Monday, November 30, 2015

Nar Mattaru - Ancient Atomic Warfare (2015)

Whilst I wasn't entirely sold on this Chilean band's 2012 debut Enuma Elish, I could at least recognize that Nat Mattaru had a genuine take on antiquated death metal which wasn't solely drawn from any one classic band's wake; more a hybrid of the New York, Floridian and European sounds. With Ancient Atomic Warfare, their sophomore, they don't exactly cross any boundaries to explore new visions, but they've slightly ramped up the songwriting so it seems a little less banal, and with such a thick, viscous production as you'll find here, it does at the very least sound more pungently evil and alien like its forebears from the 90s.

Ironically, I felt like the tone and structure of the riffs here was a little more directly in the vicinity of Incantation, with brief flourishes of Immolation and Morbid Angel. Slower, creeping rhythms are interspersed with frenzies of fleshy, roiling mausoleum tremolo picked guitars that hearken back to an Onward to Golgotha. Driving tempos give way to slower, ritualistic death/doom sequences joined with a more tribal drumming element. The entirely of the record is cast in a really deep, bass-like hue which gives it the impression some sprawling ancient evil is shaking its belly at the listener in jest of his or her eternal consumption. The drums thunder constantly, the toms being the loudest individual component with a dissonant cymbal crash and unending brickwork being trodden by the feet. There's a certain Eastern flavor to some of the riffing which lends it a mystique not unlike a band like Nile or Melechech, only slowed down to a molasses-like aberration that crawled along until struck by its own sugar highs that resulted in spurious, busier riff patterns, melodies and percussive clamor.

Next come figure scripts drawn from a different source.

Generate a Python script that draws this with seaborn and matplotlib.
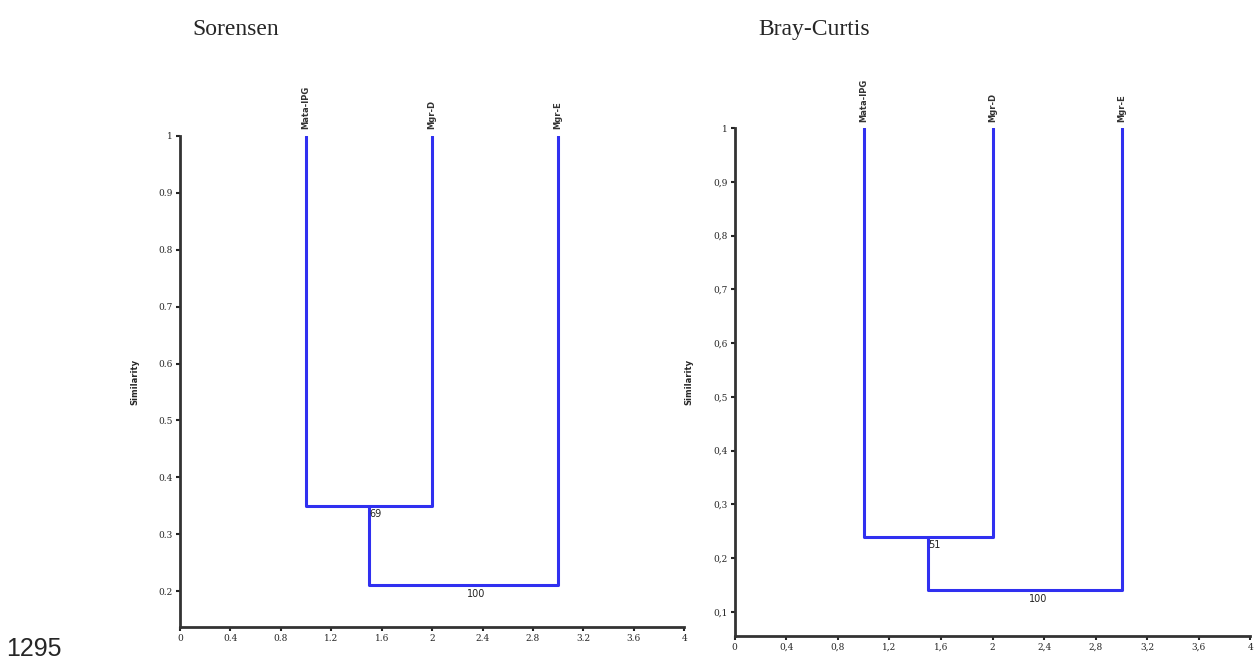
import numpy as np
import pandas as pd
import matplotlib
matplotlib.use("Agg")
import matplotlib.pyplot as plt
import seaborn as sns

sns.set_style("ticks")
plt.rcParams['font.family'] = ['DejaVu Sans']

# ---- data ----
leaf_labels = ["Mata-IPG", "Mgr-D", "Mgr-E"]
sor_merge_heights = [0.35, 0.21]
sor_support = ["69", "100"]
bc_merge_heights = [0.24, 0.14]
bc_support = ["51", "100"]
sor_yticks = [0.2, 0.3, 0.4, 0.5, 0.6, 0.7, 0.8, 0.9, 1.0]
sor_yticklabels = ["0.2", "0.3", "0.4", "0.5", "0.6", "0.7", "0.8", "0.9", "1"]
bc_yticks = [0.1, 0.2, 0.3, 0.4, 0.5, 0.6, 0.7, 0.8, 0.9, 1.0]
bc_yticklabels = ["0,1", "0,2", "0,3", "0,4", "0,5", "0,6", "0,7", "0,8", "0,9", "1"]
xticks = [0, 0.4, 0.8, 1.2, 1.6, 2, 2.4, 2.8, 3.2, 3.6, 4]
sor_xticklabels = ["0", "0.4", "0.8", "1.2", "1.6", "2", "2.4", "2.8", "3.2", "3.6", "4"]
bc_xticklabels = ["0", "0,4", "0,8", "1,2", "1,6", "2", "2,4", "2,8", "3,2", "3,6", "4"]

BLUE = "#3030f0"


def segments(heights):
    # leaves at x = 1,2,3 ; first merge joins leaves 1 & 2, second joins that cluster with leaf 3
    h1, h2 = heights
    c1 = 1.5
    rows = []
    segs = [
        [(1, 1.0), (1, h1), (2, h1), (2, 1.0)],
        [(c1, h1), (c1, h2), (3, h2), (3, 1.0)],
    ]
    for i, s in enumerate(segs):
        for j, (x, y) in enumerate(s):
            rows.append(dict(seg=i, order=j, x=x, y=y))
    return pd.DataFrame(rows)


fig = plt.figure(figsize=(12.58, 6.64), dpi=100)
ax1 = fig.add_axes([0.143, 0.0557, 0.401, 0.7395])
ax2 = fig.add_axes([0.584, 0.042, 0.410, 0.765])


def draw(ax, heights, support, yticks, yticklabels, xticklabels, ylim_low, title, title_x):
    df = segments(heights)
    sns.lineplot(data=df, x="x", y="y", units="seg", estimator=None, sort=False,
                 color=BLUE, lw=2.2, ax=ax, legend=False)
    ax.set_xlim(0, 4)
    ax.set_ylim(ylim_low, 1.0)
    ax.set_xticks(xticks)
    ax.set_xticklabels(xticklabels, fontsize=6.5, family="DejaVu Serif")
    ax.set_yticks(yticks)
    ax.set_yticklabels(yticklabels, fontsize=6.5, family="DejaVu Serif")
    ax.tick_params(length=3, width=1.5, pad=2)
    for sp in ["top", "right"]:
        ax.spines[sp].set_visible(False)
    for sp in ["left", "bottom"]:
        ax.spines[sp].set_linewidth(2)
        ax.spines[sp].set_color("#333333")
    ax.set_xlabel("")
    ax.set_ylabel("Similarity", fontsize=6, fontweight="bold", labelpad=14)
    for i, lab in enumerate(leaf_labels):
        ax.text(i + 1, 1.012, lab, rotation=90, ha="center", va="bottom",
                fontsize=6, fontweight="bold", color="#333333")
    ax.text(1.55, heights[0] - 0.006, support[0], ha="center", va="top", fontsize=7, color="#222222")
    ax.text(2.35, heights[1] - 0.006, support[1], ha="center", va="top", fontsize=7, color="#222222")
    fig.text(title_x, 0.955, title, fontsize=17, family="Liberation Serif", ha="left", va="center")


draw(ax1, sor_merge_heights, sor_support, sor_yticks, sor_yticklabels, sor_xticklabels,
     0.137, "Sorensen", 0.153)
draw(ax2, bc_merge_heights, bc_support, bc_yticks, bc_yticklabels, bc_xticklabels,
     0.055, "Bray-Curtis", 0.603)

fig.text(0.005, 0.004, "1295", fontsize=18, family="Liberation Sans", ha="left", va="bottom")

fig.savefig("out.png", dpi=100)
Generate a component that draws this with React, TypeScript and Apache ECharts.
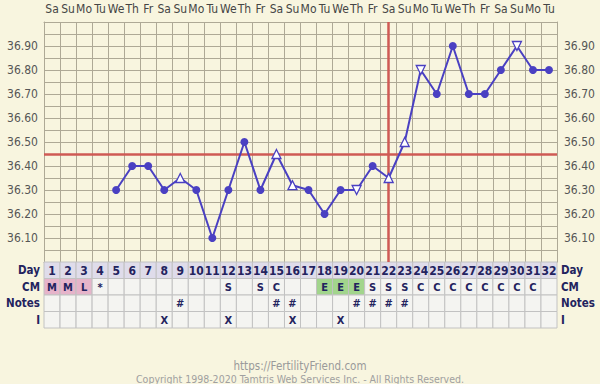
import React, { useEffect, useRef } from "react";
import * as echarts from "echarts";

const days: string[] = Array.from({ length: 32 }, (_, i) => String(i + 1));
const weekdays: string[] = [
  "Sa","Su","Mo","Tu","We","Th","Fr","Sa","Su","Mo","Tu","We","Th","Fr","Sa","Su",
  "Mo","Tu","We","Th","Fr","Sa","Su","Mo","Tu","We","Th","Fr","Sa","Su","Mo","Tu",
];
// temperature per cycle day (null = no reading)
const temps: (number | null)[] = [
  null, null, null, null, 36.3, 36.4, 36.4, 36.3, 36.35, 36.3, 36.1, 36.3, 36.5, 36.3, 36.45, 36.32,
  36.3, 36.2, 36.3, 36.3, 36.4, 36.35, 36.5, 36.8, 36.7, 36.9, 36.7, 36.7, 36.8, 36.9, 36.8, 36.8,
];
// o = normal (filled), u = open triangle up, d = open triangle down
const markers: string[] = [
  "", "", "", "", "o", "o", "o", "o", "u", "o", "o", "o", "o", "o", "u", "u",
  "o", "o", "o", "d", "o", "u", "u", "d", "o", "o", "o", "o", "o", "d", "o", "o",
];
const coverline = 36.45;
const ovulationDay = "22";
const rowNames: string[] = ["Day", "CM", "Notes", "I"];
const cmRow: string[] = [
  "M", "M", "L", "*", "", "", "", "", "", "", "", "S", "", "S", "C", "",
  "", "E", "E", "E", "S", "S", "S", "C", "C", "C", "C", "C", "C", "C", "C", "",
];
const notesRow: string[] = [
  "", "", "", "", "", "", "", "", "#", "", "", "", "", "", "#", "#",
  "", "", "", "#", "#", "#", "#", "", "", "", "", "", "", "", "", "",
];
const iRow: string[] = [
  "", "", "", "", "", "", "", "X", "", "", "", "X", "", "", "", "X",
  "", "", "X", "", "", "", "", "", "", "", "", "", "", "", "", "",
];

const BG = "#f8f5df";
const GRIDLINE = "#aea996";
const BLUE = "#4a40c2";
const RED = "#cf5a54";
const NAVY = "#23235e";
const FONT = "'DejaVu Sans Condensed', 'DejaVu Sans', sans-serif";

export default function App() {
  const ref = useRef<HTMLDivElement>(null);
  useEffect(() => {
    if (!ref.current) return;
    const chart = echarts.init(ref.current, undefined, { renderer: "svg" });

    const lineData = temps.map((t, i) => {
      if (t === null) return { value: null };
      const m = markers[i];
      if (m === "o") {
        return { value: t, symbol: "circle", symbolSize: 8, itemStyle: { color: BLUE } };
      }
      return {
        value: t,
        symbol: "triangle",
        symbolSize: 9,
        symbolRotate: m === "d" ? 180 : 0,
        itemStyle: { color: "#ffffff", borderColor: BLUE, borderWidth: 1.3 },
      };
    });

    const cellBg = (row: number, col: number, text: string) => {
      if (row === 0) return "#dfdcea";
      if (row === 1 && (text === "M" || text === "L")) return "#e6b4ca";
      if (row === 1 && text === "E") return "#a2d58c";
      return "#f4f4f1";
    };
    const tableData: any[] = [];
    for (let c = 0; c < 32; c++) {
      const texts = [days[c], cmRow[c], notesRow[c], iRow[c]];
      for (let r = 0; r < 4; r++) {
        tableData.push({ value: [c, r], txt: texts[r], bg: cellBg(r, c, texts[r]) });
      }
    }

    const yFormatter = (v: number) => {
      const k = Math.round(v * 100);
      if (k % 10 !== 0 || k === 3600 || k === 3700) return "";
      return (k / 100).toFixed(2);
    };

    const option: any = {
      animation: false,
      backgroundColor: BG,
      textStyle: { fontFamily: FONT },
      grid: [
        { left: 44, top: 22, width: 513, height: 240 },
        { left: 44, top: 262, width: 513, height: 66 },
      ],
      xAxis: [
        {
          type: "category", gridIndex: 0, data: days, boundaryGap: true,
          axisLabel: { show: false }, axisTick: { show: false },
          axisLine: { show: true, lineStyle: { color: GRIDLINE } },
          splitLine: { show: true, interval: 0, lineStyle: { color: GRIDLINE, width: 1 } },
        },
        {
          type: "category", gridIndex: 0, data: weekdays, position: "top", boundaryGap: true,
          axisLabel: { interval: 0, color: "#454545", fontSize: 12, margin: 7, fontFamily: FONT },
          axisTick: { show: false },
          axisLine: { show: true, lineStyle: { color: GRIDLINE } },
          splitLine: { show: false },
        },
        {
          type: "category", gridIndex: 1, data: days, boundaryGap: true,
          axisLabel: { show: false }, axisTick: { show: false }, axisLine: { show: false },
          splitLine: { show: false },
        },
      ],
      yAxis: [
        {
          type: "value", gridIndex: 0, min: 36, max: 37, interval: 0.05, position: "left",
          axisLabel: { formatter: yFormatter, color: "#555555", fontSize: 12, margin: 6, fontFamily: FONT },
          axisTick: { show: false },
          axisLine: { show: true, lineStyle: { color: GRIDLINE } },
          splitLine: { show: true, lineStyle: { color: GRIDLINE, width: 1 } },
        },
        {
          type: "value", gridIndex: 0, min: 36, max: 37, interval: 0.05, position: "right",
          axisLabel: { formatter: yFormatter, color: "#555555", fontSize: 12, margin: 7, fontFamily: FONT },
          axisTick: { show: false },
          axisLine: { show: true, lineStyle: { color: GRIDLINE } },
          splitLine: { show: false },
        },
        {
          type: "category", gridIndex: 1, data: rowNames, inverse: true, position: "left",
          axisLabel: { color: NAVY, fontWeight: "bold", fontSize: 11.5, margin: 4, fontFamily: FONT },
          axisTick: { show: false }, axisLine: { show: false }, splitLine: { show: false },
        },
        {
          type: "category", gridIndex: 1, data: rowNames, inverse: true, position: "right",
          axisLabel: { color: NAVY, fontWeight: "bold", fontSize: 11.5, margin: 4, fontFamily: FONT },
          axisTick: { show: false }, axisLine: { show: false }, splitLine: { show: false },
        },
      ],
      series: [
        {
          type: "line",
          xAxisIndex: 0,
          yAxisIndex: 0,
          data: lineData,
          lineStyle: { color: BLUE, width: 2 },
          itemStyle: { color: BLUE },
          z: 5,
          markLine: {
            silent: true,
            symbol: "none",
            label: { show: false },
            lineStyle: { color: RED, width: 2.5, type: "solid" },
            data: [{ yAxis: coverline }, { xAxis: ovulationDay }],
          },
        },
        {
          type: "custom",
          xAxisIndex: 2,
          yAxisIndex: 2,
          data: tableData,
          renderItem: (params: any, api: any) => {
            const c = api.value(0);
            const r = api.value(1);
            const p = api.coord([c, r]);
            const s = api.size([1, 1]);
            const item = tableData[params.dataIndex];
            return {
              type: "group",
              children: [
                {
                  type: "rect",
                  shape: { x: p[0] - s[0] / 2, y: p[1] - s[1] / 2, width: s[0], height: s[1] },
                  style: { fill: item.bg, stroke: "#c2c2c2", lineWidth: 1 },
                },
                {
                  type: "text",
                  style: {
                    text: item.txt,
                    x: p[0],
                    y: p[1] + 0.5,
                    align: "center",
                    verticalAlign: "middle",
                    fill: NAVY,
                    fontSize: r === 0 ? 12 : 11,
                    fontWeight: "bold",
                    fontFamily: FONT,
                  },
                },
              ],
            };
          },
        },
      ],
      graphic: [
        {
          type: "text", left: "center", top: 360,
          style: { text: "https://FertilityFriend.com", fill: "#9a9a9a", fontSize: 11.5, fontFamily: FONT },
        },
        {
          type: "text", left: "center", top: 373,
          style: {
            text: "Copyright 1998-2020 Tamtris Web Services Inc. - All Rights Reserved.",
            fill: "#a0a0a0", fontSize: 10.5, fontFamily: FONT,
          },
        },
      ],
    };
    chart.setOption(option);
    return () => chart.dispose();
  }, []);
  return (
    <div
      ref={ref}
      style={{ position: "fixed", left: 0, top: 0, width: 600, height: 384, background: BG }}
    />
  );
}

The vocalist bounces back and forth between two roaring pitches: guttural and deeper guttural, and this definitely contributes to the ancient repulsion of the recording. Even the occasional whispered line is dense and meaty, so you feel like some ugly priest is reading glyphs by torchlight from the walls of some musty, forgotten tomb. The riffs don't offer much intricacy, they're often just base line patterns of chords with no surprises, or fat slices of tremolo picked morbidity which seem to retain echoes of the dread and nausea that their influences once mastered. Where Ancient Atomic Warfare works for me above its predecessor is just in simple immersion, the songs wedged my psyched further into subterranean nostalgia and stirred through the guts like a sludgy black coffee. Fans of Disma, Cruciamentum, and Funebrarum might want to take this along on their next ride through some damp caverns or to the cosmic emptiness beyond.